OBJECTIVE: Write out every entry exactly as it stands.
Start of PROVIDED RECORDS
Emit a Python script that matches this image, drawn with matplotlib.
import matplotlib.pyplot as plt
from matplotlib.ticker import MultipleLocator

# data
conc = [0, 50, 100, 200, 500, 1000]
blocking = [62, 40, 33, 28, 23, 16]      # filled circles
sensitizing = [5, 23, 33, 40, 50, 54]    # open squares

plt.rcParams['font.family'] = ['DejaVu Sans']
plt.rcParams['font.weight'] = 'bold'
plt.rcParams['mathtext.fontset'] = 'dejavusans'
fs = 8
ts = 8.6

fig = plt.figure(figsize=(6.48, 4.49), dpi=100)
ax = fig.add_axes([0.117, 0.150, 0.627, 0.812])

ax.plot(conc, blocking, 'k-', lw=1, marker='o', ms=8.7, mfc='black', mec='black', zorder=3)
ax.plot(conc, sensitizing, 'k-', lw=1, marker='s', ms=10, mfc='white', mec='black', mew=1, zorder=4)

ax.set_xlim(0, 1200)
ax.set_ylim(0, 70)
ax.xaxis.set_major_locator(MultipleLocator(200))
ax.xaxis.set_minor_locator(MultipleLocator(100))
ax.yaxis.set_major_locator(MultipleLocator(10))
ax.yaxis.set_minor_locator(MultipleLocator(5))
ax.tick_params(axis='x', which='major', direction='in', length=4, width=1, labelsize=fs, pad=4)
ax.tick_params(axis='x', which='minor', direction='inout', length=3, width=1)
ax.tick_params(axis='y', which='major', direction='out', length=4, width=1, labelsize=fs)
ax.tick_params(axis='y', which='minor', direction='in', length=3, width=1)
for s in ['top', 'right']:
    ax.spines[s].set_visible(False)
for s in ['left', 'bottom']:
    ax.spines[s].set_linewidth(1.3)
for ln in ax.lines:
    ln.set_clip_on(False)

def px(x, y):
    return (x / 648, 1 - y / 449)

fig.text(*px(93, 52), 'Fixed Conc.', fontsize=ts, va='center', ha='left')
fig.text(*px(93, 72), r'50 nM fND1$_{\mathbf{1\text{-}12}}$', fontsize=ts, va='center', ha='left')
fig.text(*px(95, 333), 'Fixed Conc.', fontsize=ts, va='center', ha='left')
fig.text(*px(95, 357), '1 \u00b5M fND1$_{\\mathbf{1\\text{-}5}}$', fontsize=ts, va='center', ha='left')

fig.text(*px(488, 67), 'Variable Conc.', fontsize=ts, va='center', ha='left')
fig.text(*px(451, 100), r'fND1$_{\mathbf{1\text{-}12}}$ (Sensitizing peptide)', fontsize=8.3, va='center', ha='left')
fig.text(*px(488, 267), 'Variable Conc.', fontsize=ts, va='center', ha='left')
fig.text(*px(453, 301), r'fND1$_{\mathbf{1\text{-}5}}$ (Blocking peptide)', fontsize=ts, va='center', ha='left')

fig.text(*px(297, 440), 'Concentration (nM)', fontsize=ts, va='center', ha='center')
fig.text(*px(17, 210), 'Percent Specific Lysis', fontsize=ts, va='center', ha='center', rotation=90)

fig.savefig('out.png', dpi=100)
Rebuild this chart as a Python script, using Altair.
End of PROVIDED RECORDS
SOLUTION BELOW:
Emit a Python script that matches this image, drawn with matplotlib.
import matplotlib.pyplot as plt
from matplotlib.ticker import MultipleLocator

# data
conc = [0, 50, 100, 200, 500, 1000]
blocking = [62, 40, 33, 28, 23, 16]      # filled circles
sensitizing = [5, 23, 33, 40, 50, 54]    # open squares

plt.rcParams['font.family'] = ['DejaVu Sans']
plt.rcParams['font.weight'] = 'bold'
plt.rcParams['mathtext.fontset'] = 'dejavusans'
fs = 8
ts = 8.6

fig = plt.figure(figsize=(6.48, 4.49), dpi=100)
ax = fig.add_axes([0.117, 0.150, 0.627, 0.812])

ax.plot(conc, blocking, 'k-', lw=1, marker='o', ms=8.7, mfc='black', mec='black', zorder=3)
ax.plot(conc, sensitizing, 'k-', lw=1, marker='s', ms=10, mfc='white', mec='black', mew=1, zorder=4)

ax.set_xlim(0, 1200)
ax.set_ylim(0, 70)
ax.xaxis.set_major_locator(MultipleLocator(200))
ax.xaxis.set_minor_locator(MultipleLocator(100))
ax.yaxis.set_major_locator(MultipleLocator(10))
ax.yaxis.set_minor_locator(MultipleLocator(5))
ax.tick_params(axis='x', which='major', direction='in', length=4, width=1, labelsize=fs, pad=4)
ax.tick_params(axis='x', which='minor', direction='inout', length=3, width=1)
ax.tick_params(axis='y', which='major', direction='out', length=4, width=1, labelsize=fs)
ax.tick_params(axis='y', which='minor', direction='in', length=3, width=1)
for s in ['top', 'right']:
    ax.spines[s].set_visible(False)
for s in ['left', 'bottom']:
    ax.spines[s].set_linewidth(1.3)
for ln in ax.lines:
    ln.set_clip_on(False)

def px(x, y):
    return (x / 648, 1 - y / 449)

fig.text(*px(93, 52), 'Fixed Conc.', fontsize=ts, va='center', ha='left')
fig.text(*px(93, 72), r'50 nM fND1$_{\mathbf{1\text{-}12}}$', fontsize=ts, va='center', ha='left')
fig.text(*px(95, 333), 'Fixed Conc.', fontsize=ts, va='center', ha='left')
fig.text(*px(95, 357), '1 \u00b5M fND1$_{\\mathbf{1\\text{-}5}}$', fontsize=ts, va='center', ha='left')

fig.text(*px(488, 67), 'Variable Conc.', fontsize=ts, va='center', ha='left')
fig.text(*px(451, 100), r'fND1$_{\mathbf{1\text{-}12}}$ (Sensitizing peptide)', fontsize=8.3, va='center', ha='left')
fig.text(*px(488, 267), 'Variable Conc.', fontsize=ts, va='center', ha='left')
fig.text(*px(453, 301), r'fND1$_{\mathbf{1\text{-}5}}$ (Blocking peptide)', fontsize=ts, va='center', ha='left')

fig.text(*px(297, 440), 'Concentration (nM)', fontsize=ts, va='center', ha='center')
fig.text(*px(17, 210), 'Percent Specific Lysis', fontsize=ts, va='center', ha='center', rotation=90)

fig.savefig('out.png', dpi=100)
Rebuild this chart as a Python script, using Altair.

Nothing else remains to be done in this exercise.